Faction represented in the Knesset
- 1988–2003: National Religious Party

Personal details
- Born: 21 January 1942 (age 83) Tiberias, Mandatory Palestine

= Yigal Bibi =

Israeli politician (born 1942)

Yigal Bibi (יגאל ביבי; born 21 January 1942) is a former Israeli politician who served as a member of the Knesset for the National Religious Party between 1988 and 2003.

==Biography==
Born in Tiberias during the Mandate era, Bibi studied at the Bnei Akiva Talmudic College before gaining a BA in political science and Jewish history at Bar-Ilan University. He worked as a teacher.

Bibi served as mayor of his hometown between 1978 and 1988, and was deputy chairman of the Union of Local Authorities.
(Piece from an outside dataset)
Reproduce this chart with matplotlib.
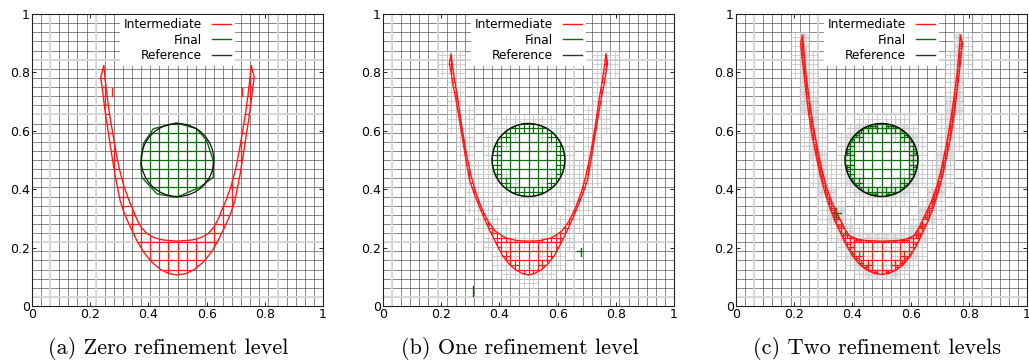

A member of the central institutions of the National Religious Party, he was first elected to the Knesset in 1988. During his first term, he served as Deputy Minister in the Prime Minister's Office (from August 1990 until November 1990) and Deputy Minister of the Environment (from November 1990 until the end of the Knesset term in 1992).

After being re-elected in 1992, Bibi became the party's parliamentary group chairman. He was re-elected again in 1996 and served in Binyamin Netanyahu's government as Deputy Minister in the PM's Office (July to August 1996) and Deputy Minister of Religious Affairs (August 1996 until January 1998, and again from February 1998 until the end of the Knesset term the following year).

For the 1999 elections he was placed fourth on the NRP list, and retained his seat for a third time. He again served as Deputy Minister of Religious Affairs from August 1999 until July 2000.

After winning only eighth spot on the party's list for the 2003 elections, he lost his seat as the party was reduced to six MKs.